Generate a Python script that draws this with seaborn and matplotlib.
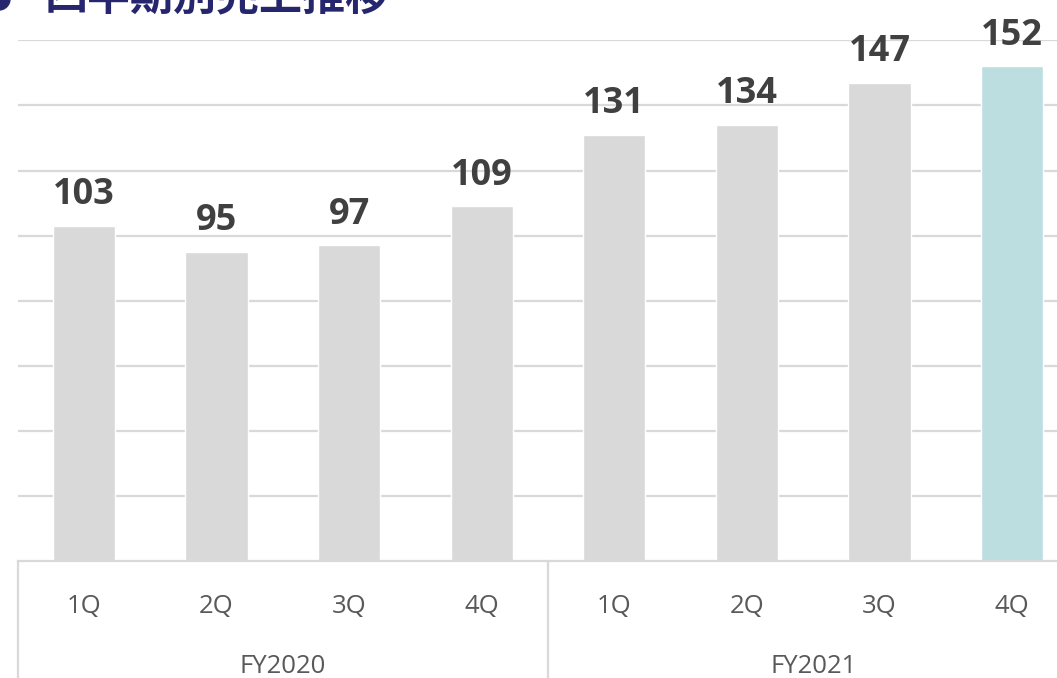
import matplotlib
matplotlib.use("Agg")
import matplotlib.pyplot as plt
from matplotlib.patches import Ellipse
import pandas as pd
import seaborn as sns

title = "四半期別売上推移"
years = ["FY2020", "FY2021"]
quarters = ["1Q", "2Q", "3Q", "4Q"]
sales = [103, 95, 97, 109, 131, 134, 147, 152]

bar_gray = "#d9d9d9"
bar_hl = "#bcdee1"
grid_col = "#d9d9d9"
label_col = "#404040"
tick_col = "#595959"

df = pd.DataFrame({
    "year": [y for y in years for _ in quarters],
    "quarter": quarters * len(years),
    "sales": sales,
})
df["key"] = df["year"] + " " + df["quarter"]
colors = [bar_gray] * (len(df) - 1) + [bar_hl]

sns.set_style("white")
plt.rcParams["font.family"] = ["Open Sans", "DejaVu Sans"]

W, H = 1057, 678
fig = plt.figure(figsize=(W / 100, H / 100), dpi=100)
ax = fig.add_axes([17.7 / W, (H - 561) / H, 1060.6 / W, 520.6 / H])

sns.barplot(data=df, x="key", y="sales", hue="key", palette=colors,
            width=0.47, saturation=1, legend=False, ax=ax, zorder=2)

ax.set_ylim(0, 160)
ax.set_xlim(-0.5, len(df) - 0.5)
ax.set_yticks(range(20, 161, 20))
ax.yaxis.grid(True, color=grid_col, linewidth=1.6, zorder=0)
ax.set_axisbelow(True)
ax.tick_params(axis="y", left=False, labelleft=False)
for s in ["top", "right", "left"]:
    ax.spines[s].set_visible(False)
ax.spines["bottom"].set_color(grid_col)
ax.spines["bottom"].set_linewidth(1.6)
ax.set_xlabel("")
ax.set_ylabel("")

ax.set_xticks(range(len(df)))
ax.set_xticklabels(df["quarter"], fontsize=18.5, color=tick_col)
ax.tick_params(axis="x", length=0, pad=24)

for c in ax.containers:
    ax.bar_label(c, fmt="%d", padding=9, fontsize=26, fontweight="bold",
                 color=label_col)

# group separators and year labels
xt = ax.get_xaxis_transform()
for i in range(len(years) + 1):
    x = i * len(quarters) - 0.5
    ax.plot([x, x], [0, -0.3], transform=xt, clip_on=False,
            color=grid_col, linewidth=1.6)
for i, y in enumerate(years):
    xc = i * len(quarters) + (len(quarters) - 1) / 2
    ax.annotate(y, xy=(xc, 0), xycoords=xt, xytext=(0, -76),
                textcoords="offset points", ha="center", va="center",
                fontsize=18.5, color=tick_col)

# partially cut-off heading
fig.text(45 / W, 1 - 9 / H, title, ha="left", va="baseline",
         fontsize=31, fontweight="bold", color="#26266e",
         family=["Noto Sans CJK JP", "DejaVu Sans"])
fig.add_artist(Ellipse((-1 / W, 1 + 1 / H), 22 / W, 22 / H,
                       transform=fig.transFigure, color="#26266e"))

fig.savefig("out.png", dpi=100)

□ □ □ □

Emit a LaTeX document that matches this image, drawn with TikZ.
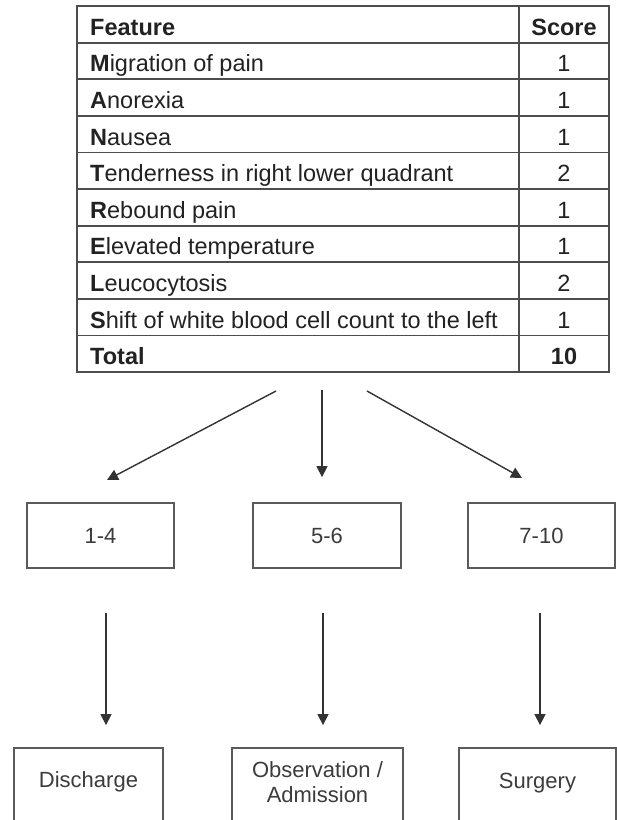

□ □ □ □

### GOAL
Report how many lines in this data include the string "with", and nothing else.

### EXPECTED OUTPUT
2